Write out the material again exactly, please, and omit the pictures.

(begin)

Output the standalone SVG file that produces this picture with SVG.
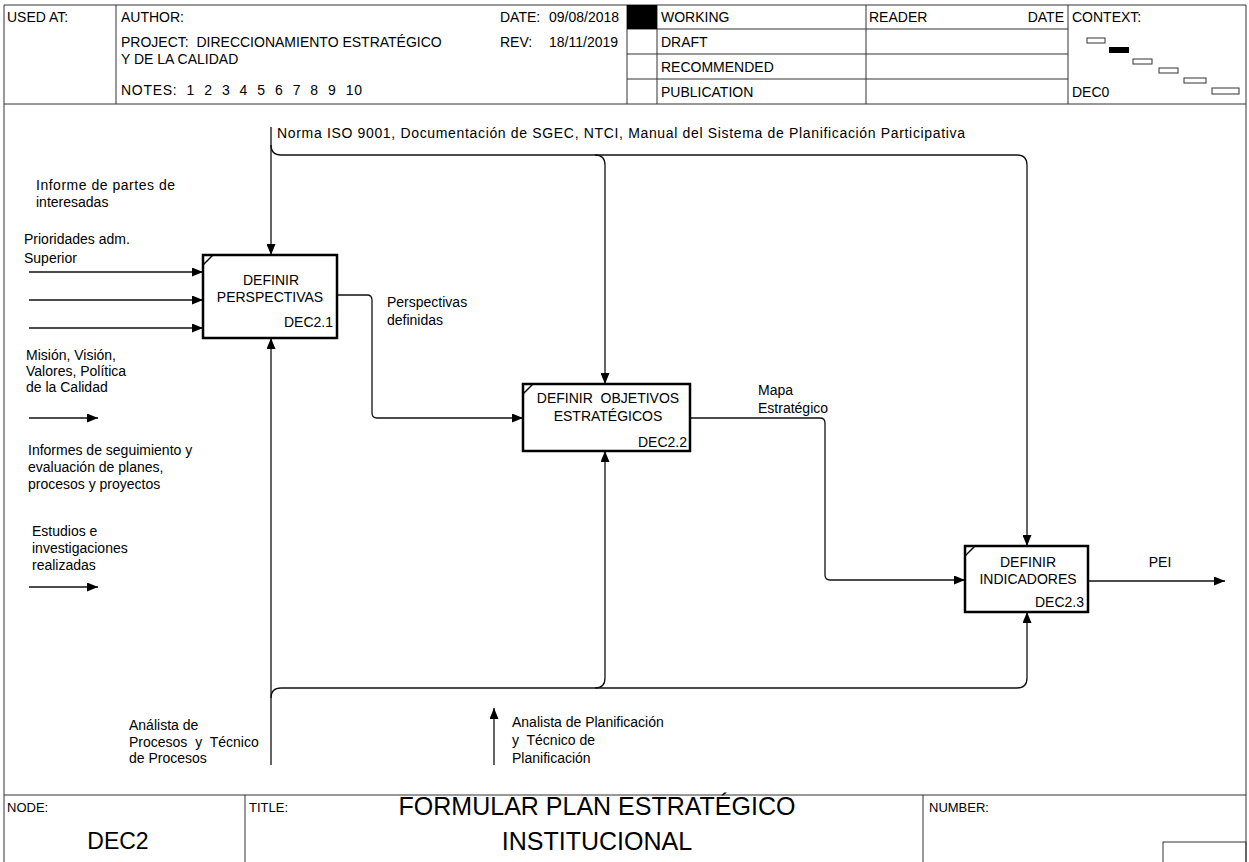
<svg xmlns="http://www.w3.org/2000/svg" width="1249" height="862" viewBox="0 0 1249 862" xml:space="preserve">
<defs>
<marker id="ah" markerUnits="userSpaceOnUse" markerWidth="11" markerHeight="9" refX="11" refY="4.5" orient="auto">
<path d="M0,0 L11,4.5 L0,9 z" fill="#000"/>
</marker>
<style>
text{font-family:"Liberation Sans",Arial,sans-serif;font-size:14px;fill:#000;white-space:pre}
.hl{stroke:#333;stroke-width:1;fill:none}
.box{fill:#fff;stroke:#000;stroke-width:2.5}
.c{stroke:#111;stroke-width:1.3;fill:none}
.ca{stroke:#111;stroke-width:1.3;fill:none;marker-end:url(#ah)}
.mid{text-anchor:middle}
.end{text-anchor:end}
.big{font-size:25px}
.sm{font-size:13px}
</style>
</defs>
<rect width="1249" height="862" fill="#fff"/>

<g id="frame">
<path class="hl" d="M4,862 V5 H1246 V862"/>
<line class="hl" x1="4" y1="104" x2="1246" y2="104"/>
<line class="hl" x1="116" y1="5" x2="116" y2="104"/>
<line class="hl" x1="627" y1="5" x2="627" y2="104"/>
<line class="hl" x1="657" y1="5" x2="657" y2="104"/>
<line class="hl" x1="866" y1="5" x2="866" y2="104"/>
<line class="hl" x1="1068" y1="5" x2="1068" y2="104"/>
<line class="hl" x1="627" y1="29" x2="1068" y2="29"/>
<line class="hl" x1="627" y1="54" x2="1068" y2="54"/>
<line class="hl" x1="627" y1="79" x2="1068" y2="79"/>
<rect x="627" y="5" width="30" height="24" fill="#000"/>
<line class="hl" x1="4" y1="795" x2="1246" y2="795"/>
<line class="hl" x1="245" y1="795" x2="245" y2="862"/>
<line class="hl" x1="923" y1="795" x2="923" y2="862"/>
<rect class="hl" x="1163" y="842" width="83" height="25"/>
</g>

<g id="header-text">
<text x="7" y="22">USED AT:</text>
<text x="121" y="22">AUTHOR:</text>
<text x="121" y="47">PROJECT:  DIRECCIONAMIENTO ESTRATÉGICO</text>
<text x="121" y="64">Y DE LA CALIDAD</text>
<text x="121" y="95" textLength="241">NOTES:  1  2  3  4  5  6  7  8  9  10</text>
<text x="500" y="22">DATE:</text>
<text x="549" y="22">09/08/2018</text>
<text x="500" y="47">REV:</text>
<text x="549" y="47">18/11/2019</text>
<text x="661" y="22">WORKING</text>
<text x="661" y="47">DRAFT</text>
<text x="661" y="72">RECOMMENDED</text>
<text x="661" y="97">PUBLICATION</text>
<text x="869" y="22">READER</text>
<text class="end" x="1064" y="22">DATE</text>
<text x="1072" y="22">CONTEXT:</text>
<text x="1072" y="97">DEC0</text>
</g>

<g id="context">
<rect class="hl" x="1087" y="38" width="18" height="5"/>
<rect x="1109" y="47" width="20" height="6" fill="#000"/>
<rect class="hl" x="1133" y="59" width="19" height="5"/>
<rect class="hl" x="1159" y="68" width="19" height="5"/>
<rect class="hl" x="1184" y="78" width="22" height="5"/>
<rect class="hl" x="1212" y="88" width="27" height="6"/>
</g>

<g id="connectors">
<path class="ca" d="M271,127 V255"/>
<path class="c" d="M271,145 Q271,155 281,155 H1017"/>
<path class="ca" d="M595,155 Q605,155 605,165 V384"/>
<path class="ca" d="M1017,155 Q1027,155 1027,165 V546"/>
<path class="ca" d="M29,272 H203"/>
<path class="ca" d="M29,300 H203"/>
<path class="ca" d="M29,328 H203"/>
<path class="ca" d="M29,418 H98"/>
<path class="ca" d="M29,587 H98"/>
<path class="ca" d="M337,295 H367 Q372,295 372,300 V413 Q372,418 377,418 H523"/>
<path class="ca" d="M690,418 H820 Q825,418 825,423 V575 Q825,580 830,580 H965"/>
<path class="ca" d="M1088,581 H1225"/>
<path class="ca" d="M271,765 V338"/>
<path class="c" d="M271,698 Q271,688 281,688 H1017"/>
<path class="ca" d="M595,688 Q605,688 605,678 V451"/>
<path class="ca" d="M1017,688 Q1027,688 1027,678 V612"/>
<path class="ca" d="M494,765 V708"/>
</g>

<g id="node-dec21">
<rect class="box" x="203" y="255" width="134" height="83"/>
<line x1="203" y1="265" x2="213" y2="255" stroke="#000" stroke-width="1.5"/>
<text class="mid" x="271" y="285">DEFINIR</text>
<text class="mid" x="270" y="302">PERSPECTIVAS</text>
<text class="end" x="333" y="327">DEC2.1</text>
</g>

<g id="node-dec22">
<rect class="box" x="523" y="384" width="167" height="67"/>
<line x1="523" y1="394" x2="533" y2="384" stroke="#000" stroke-width="1.5"/>
<text class="mid" x="608" y="403">DEFINIR  OBJETIVOS</text>
<text class="mid" x="608" y="421">ESTRATÉGICOS</text>
<text class="end" x="687" y="447">DEC2.2</text>
</g>

<g id="node-dec23">
<rect class="box" x="965" y="546" width="123" height="66"/>
<line x1="965" y1="556" x2="975" y2="546" stroke="#000" stroke-width="1.5"/>
<text class="mid" x="1028" y="567">DEFINIR</text>
<text class="mid" x="1028" y="584">INDICADORES</text>
<text class="end" x="1084" y="607">DEC2.3</text>
</g>

<g id="labels">
<text x="277" y="138" textLength="688">Norma ISO 9001, Documentación de SGEC, NTCI, Manual del Sistema de Planificación Participativa</text>
<text x="36" y="190" textLength="139">Informe de partes de</text>
<text x="36" y="207">interesadas</text>
<text x="24" y="244">Prioridades adm.</text>
<text x="24" y="263">Superior</text>
<text x="26" y="360">Misión, Visión,</text>
<text x="26" y="376">Valores, Política</text>
<text x="26" y="392">de la Calidad</text>
<text x="28" y="455">Informes de seguimiento y</text>
<text x="28" y="472">evaluación de planes,</text>
<text x="28" y="489">procesos y proyectos</text>
<text x="32" y="536">Estudios e</text>
<text x="32" y="553">investigaciones</text>
<text x="32" y="570">realizadas</text>
<text x="387" y="307">Perspectivas</text>
<text x="387" y="325">definidas</text>
<text x="758" y="395">Mapa</text>
<text x="758" y="413">Estratégico</text>
<text class="mid" x="1160" y="567">PEI</text>
<text x="129" y="730">Análista de</text>
<text x="129" y="747">Procesos  y  Técnico</text>
<text x="129" y="763">de Procesos</text>
<text x="512" y="727">Analista de Planificación</text>
<text x="512" y="745">y  Técnico de</text>
<text x="512" y="763">Planificación</text>
</g>

<g id="footer-text">
<text class="sm" x="7" y="812">NODE:</text>
<text x="118" y="849" class="mid" style="font-size:23px">DEC2</text>
<text class="sm" x="249" y="812">TITLE:</text>
<text class="mid big" x="597" y="815">FORMULAR PLAN ESTRATÉGICO</text>
<text class="mid big" x="597" y="850">INSTITUCIONAL</text>
<text class="sm" x="929" y="812">NUMBER:</text>
</g>
</svg>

(end)

▸ RESULT
Output the standalone SVG file that produces this picture with SVG.
<svg xmlns="http://www.w3.org/2000/svg" width="1249" height="862" viewBox="0 0 1249 862" xml:space="preserve">
<defs>
<marker id="ah" markerUnits="userSpaceOnUse" markerWidth="11" markerHeight="9" refX="11" refY="4.5" orient="auto">
<path d="M0,0 L11,4.5 L0,9 z" fill="#000"/>
</marker>
<style>
text{font-family:"Liberation Sans",Arial,sans-serif;font-size:14px;fill:#000;white-space:pre}
.hl{stroke:#333;stroke-width:1;fill:none}
.box{fill:#fff;stroke:#000;stroke-width:2.5}
.c{stroke:#111;stroke-width:1.3;fill:none}
.ca{stroke:#111;stroke-width:1.3;fill:none;marker-end:url(#ah)}
.mid{text-anchor:middle}
.end{text-anchor:end}
.big{font-size:25px}
.sm{font-size:13px}
</style>
</defs>
<rect width="1249" height="862" fill="#fff"/>

<g id="frame">
<path class="hl" d="M4,862 V5 H1246 V862"/>
<line class="hl" x1="4" y1="104" x2="1246" y2="104"/>
<line class="hl" x1="116" y1="5" x2="116" y2="104"/>
<line class="hl" x1="627" y1="5" x2="627" y2="104"/>
<line class="hl" x1="657" y1="5" x2="657" y2="104"/>
<line class="hl" x1="866" y1="5" x2="866" y2="104"/>
<line class="hl" x1="1068" y1="5" x2="1068" y2="104"/>
<line class="hl" x1="627" y1="29" x2="1068" y2="29"/>
<line class="hl" x1="627" y1="54" x2="1068" y2="54"/>
<line class="hl" x1="627" y1="79" x2="1068" y2="79"/>
<rect x="627" y="5" width="30" height="24" fill="#000"/>
<line class="hl" x1="4" y1="795" x2="1246" y2="795"/>
<line class="hl" x1="245" y1="795" x2="245" y2="862"/>
<line class="hl" x1="923" y1="795" x2="923" y2="862"/>
<rect class="hl" x="1163" y="842" width="83" height="25"/>
</g>

<g id="header-text">
<text x="7" y="22">USED AT:</text>
<text x="121" y="22">AUTHOR:</text>
<text x="121" y="47">PROJECT:  DIRECCIONAMIENTO ESTRATÉGICO</text>
<text x="121" y="64">Y DE LA CALIDAD</text>
<text x="121" y="95" textLength="241">NOTES:  1  2  3  4  5  6  7  8  9  10</text>
<text x="500" y="22">DATE:</text>
<text x="549" y="22">09/08/2018</text>
<text x="500" y="47">REV:</text>
<text x="549" y="47">18/11/2019</text>
<text x="661" y="22">WORKING</text>
<text x="661" y="47">DRAFT</text>
<text x="661" y="72">RECOMMENDED</text>
<text x="661" y="97">PUBLICATION</text>
<text x="869" y="22">READER</text>
<text class="end" x="1064" y="22">DATE</text>
<text x="1072" y="22">CONTEXT:</text>
<text x="1072" y="97">DEC0</text>
</g>

<g id="context">
<rect class="hl" x="1087" y="38" width="18" height="5"/>
<rect x="1109" y="47" width="20" height="6" fill="#000"/>
<rect class="hl" x="1133" y="59" width="19" height="5"/>
<rect class="hl" x="1159" y="68" width="19" height="5"/>
<rect class="hl" x="1184" y="78" width="22" height="5"/>
<rect class="hl" x="1212" y="88" width="27" height="6"/>
</g>

<g id="connectors">
<path class="ca" d="M271,127 V255"/>
<path class="c" d="M271,145 Q271,155 281,155 H1017"/>
<path class="ca" d="M595,155 Q605,155 605,165 V384"/>
<path class="ca" d="M1017,155 Q1027,155 1027,165 V546"/>
<path class="ca" d="M29,272 H203"/>
<path class="ca" d="M29,300 H203"/>
<path class="ca" d="M29,328 H203"/>
<path class="ca" d="M29,418 H98"/>
<path class="ca" d="M29,587 H98"/>
<path class="ca" d="M337,295 H367 Q372,295 372,300 V413 Q372,418 377,418 H523"/>
<path class="ca" d="M690,418 H820 Q825,418 825,423 V575 Q825,580 830,580 H965"/>
<path class="ca" d="M1088,581 H1225"/>
<path class="ca" d="M271,765 V338"/>
<path class="c" d="M271,698 Q271,688 281,688 H1017"/>
<path class="ca" d="M595,688 Q605,688 605,678 V451"/>
<path class="ca" d="M1017,688 Q1027,688 1027,678 V612"/>
<path class="ca" d="M494,765 V708"/>
</g>

<g id="node-dec21">
<rect class="box" x="203" y="255" width="134" height="83"/>
<line x1="203" y1="265" x2="213" y2="255" stroke="#000" stroke-width="1.5"/>
<text class="mid" x="271" y="285">DEFINIR</text>
<text class="mid" x="270" y="302">PERSPECTIVAS</text>
<text class="end" x="333" y="327">DEC2.1</text>
</g>

<g id="node-dec22">
<rect class="box" x="523" y="384" width="167" height="67"/>
<line x1="523" y1="394" x2="533" y2="384" stroke="#000" stroke-width="1.5"/>
<text class="mid" x="608" y="403">DEFINIR  OBJETIVOS</text>
<text class="mid" x="608" y="421">ESTRATÉGICOS</text>
<text class="end" x="687" y="447">DEC2.2</text>
</g>

<g id="node-dec23">
<rect class="box" x="965" y="546" width="123" height="66"/>
<line x1="965" y1="556" x2="975" y2="546" stroke="#000" stroke-width="1.5"/>
<text class="mid" x="1028" y="567">DEFINIR</text>
<text class="mid" x="1028" y="584">INDICADORES</text>
<text class="end" x="1084" y="607">DEC2.3</text>
</g>

<g id="labels">
<text x="277" y="138" textLength="688">Norma ISO 9001, Documentación de SGEC, NTCI, Manual del Sistema de Planificación Participativa</text>
<text x="36" y="190" textLength="139">Informe de partes de</text>
<text x="36" y="207">interesadas</text>
<text x="24" y="244">Prioridades adm.</text>
<text x="24" y="263">Superior</text>
<text x="26" y="360">Misión, Visión,</text>
<text x="26" y="376">Valores, Política</text>
<text x="26" y="392">de la Calidad</text>
<text x="28" y="455">Informes de seguimiento y</text>
<text x="28" y="472">evaluación de planes,</text>
<text x="28" y="489">procesos y proyectos</text>
<text x="32" y="536">Estudios e</text>
<text x="32" y="553">investigaciones</text>
<text x="32" y="570">realizadas</text>
<text x="387" y="307">Perspectivas</text>
<text x="387" y="325">definidas</text>
<text x="758" y="395">Mapa</text>
<text x="758" y="413">Estratégico</text>
<text class="mid" x="1160" y="567">PEI</text>
<text x="129" y="730">Análista de</text>
<text x="129" y="747">Procesos  y  Técnico</text>
<text x="129" y="763">de Procesos</text>
<text x="512" y="727">Analista de Planificación</text>
<text x="512" y="745">y  Técnico de</text>
<text x="512" y="763">Planificación</text>
</g>

<g id="footer-text">
<text class="sm" x="7" y="812">NODE:</text>
<text x="118" y="849" class="mid" style="font-size:23px">DEC2</text>
<text class="sm" x="249" y="812">TITLE:</text>
<text class="mid big" x="597" y="815">FORMULAR PLAN ESTRATÉGICO</text>
<text class="mid big" x="597" y="850">INSTITUCIONAL</text>
<text class="sm" x="929" y="812">NUMBER:</text>
</g>
</svg>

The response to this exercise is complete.